Bütün senem sınav stresi ile geçmişti, üstüne bir de pandeminin başlarıydı. Hep evde olduğum için açık olmaya alışmıştım ve bu şekilde daha rahat, daha mutlu olduğumu fark ettim. Sonrasında tesettürümü sorgulamaya başladım. Uzun bir süre açılmak istediğimi kendime bile itiraf edemedim. Yine de biliyordum ki bunu Allah rızası için yapmıyordum. ‘Zaten bu yola girdim, dönülmez, el âlem ne der, annem çok üzülür, akrabalarım kötü karşılar’ düşüncesiyle kapalı kalmaya devam ediyordum. Akrabalarım oldukça dindar insanlardır, kuzenlerimin arasında açık kız yok ve ben açılmak istersem çok kötü karşılanacağımı biliyorum. Namazlarına çok dikkat eden biri değilim, birçok görüşüm ve arkadaş çevrem de örtülü olduğum var sayılınca hoş karşılanacak şeyler değil. Sürekli bir kalıbın içinde gibi hissetmek, herkesin senin dini yaşayışın hakkında yorum yapabileceğini sanması, yaptığın ufak bir yanlışın bütün kapalılara yüklenmesi bana artık ağır geliyor.
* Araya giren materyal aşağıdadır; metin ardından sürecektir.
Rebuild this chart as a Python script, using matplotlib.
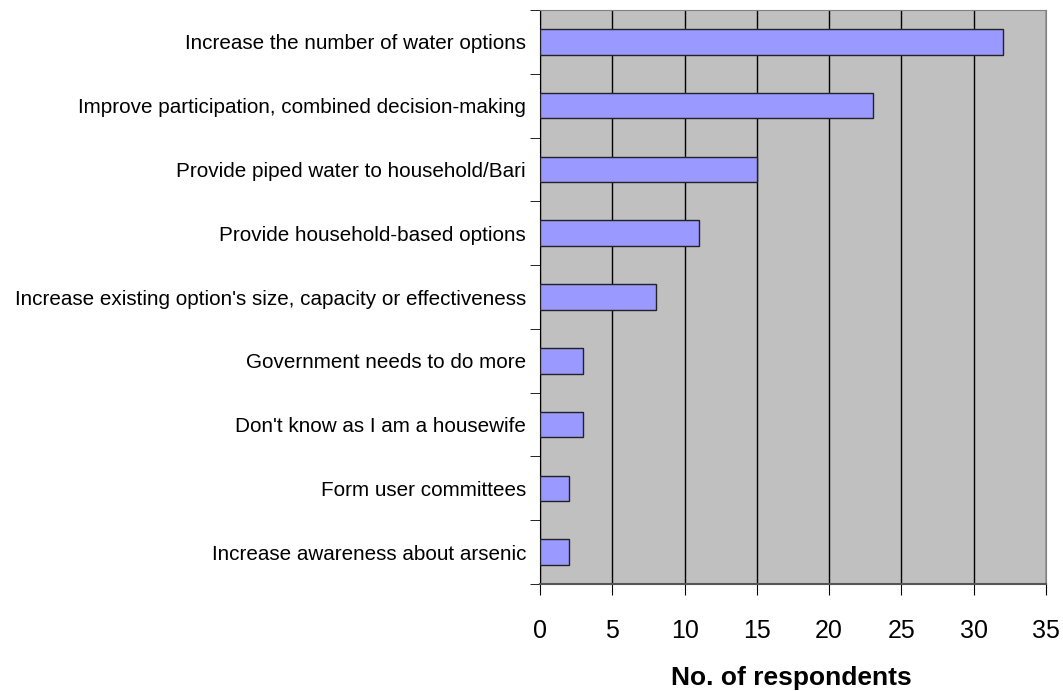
import numpy as np
import matplotlib.pyplot as plt

#categories, top to bottom as in the chart
labels = ['Increase the number of water options',
          'Improve participation, combined decision-making',
          'Provide piped water to household/Bari',
          'Provide household-based options',
          "Increase existing option's size, capacity or effectiveness",
          'Government needs to do more',
          "Don't know as I am a housewife",
          'Form user committees',
          'Increase awareness about arsenic']
counts = [32, 23, 15, 11, 8, 3, 3, 2, 2]
xticks = [0, 5, 10, 15, 20, 25, 30, 35]

plt.rcParams['font.family'] = ['Liberation Sans', 'DejaVu Sans']

fig = plt.figure(figsize=(10.63, 6.91), dpi=100)
ax = fig.add_axes([540/1063, 1-584/691, (1046-540)/1063, (584-10)/691])

y = np.arange(len(labels))[::-1]
ax.set_facecolor('#C0C0C0')
ax.barh(y, counts, height=0.4, color='#9999FF', edgecolor='#222222',
        linewidth=1, zorder=3)

ax.set_xlim(0, 35)
ax.set_ylim(-0.5, len(labels)-0.5)
ax.set_xticks(xticks)
ax.set_xticklabels([str(t) for t in xticks], fontsize=18)
ax.xaxis.grid(True, color='black', linewidth=1)
ax.set_axisbelow(True)

#labels at category centres, ticks at boundaries
ax.set_yticks(y)
ax.set_yticklabels(labels, fontsize=14.9)
ax.tick_params(axis='y', which='major', length=0, pad=10)
ax.set_yticks(np.arange(-0.5, len(labels)), minor=True)
ax.tick_params(axis='y', which='minor', length=7, color='black')
ax.tick_params(axis='x', length=8, color='black', pad=17)

for s in ['top', 'right']:
    ax.spines[s].set_color('#808080')
ax.spines['left'].set_color('black')
ax.spines['bottom'].set_color('#555555')
ax.spines['bottom'].set_linewidth(1.5)

fig.text(791/1063, 1-685/691, 'No. of respondents', fontsize=19,
         fontweight='bold', ha='center', va='baseline')

plt.savefig('out.png', dpi=100)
Yaşamak istediğim hayat bu değil ve ben bunu çok geç fark ettim.
1 hafta sonra üniversite için başka bir şehre gideceğim ve gitmeden önce açılmak, yeni hayatıma istediğim gibi başlamak istiyorum. Annem normalde baskıcı bir insan değildir ama din söz konusu olduğunda böyle şeylere çok önem veriyor. Namazlarımı da sürekli hatırlatır ve kılmazsam kızar, üzülür. Bu yüzden ona nasıl söyleyeceğimi bilemiyorum. Benim 2 ablam var ve ikisi de tesettürlü. Küçük olan ablamla daha yakın olduğumuz için ona söyleyip fikir almak istedim. Açılmak istediğimi, bunu artık içimden gelerek yapamadığımı ve anneme nasıl söyleyeceğimi bilemediğimi söyledim. Bana söylediği ilk şey, “Saçma sapan düşüncelerini kenara bırak, aklını başına topla” oldu. Sonrasında da açılmak istediğimi anneme söylersem annemin beni okumam için şehir dışına göndermeyeceğini söyledi. Onlar kapanmam için beni baskılamamışlar ve şu an bunu düşünmem çok saçmaymış… Oysa kendisi üniversite 2. sınıfta yani benim şu anki yaşımda kapanmıştı. Ben ise 7 yıldır kapalıyım. O zamanlar bunun çok kolay olacağını düşünen ve nasıl bir sorumluluk olduğunu bilmeyen küçük bir çocuktum. Kimse bana bu sorumlulukları ve ileride yaşayacağım pişmanlığı düzgün şekilde anlatmamıştı. Kafam gerçekten çok karışık, zamanım gittikçe daralıyor ve ben ne yapacağımı asla bilmiyorum. Üniversite başlayana kadar yapamazsam bir daha asla cesaret edemeyecekmiş gibi hissediyorum. Annemin beni üniversite ile tehdit etmesinden, arkadaşlarımla görüştürmemesinden korkuyorum. Buradaki yazılar bana cesaret veriyor, umarım bir gün ben de buraya başarı hikayemi yazabilirim.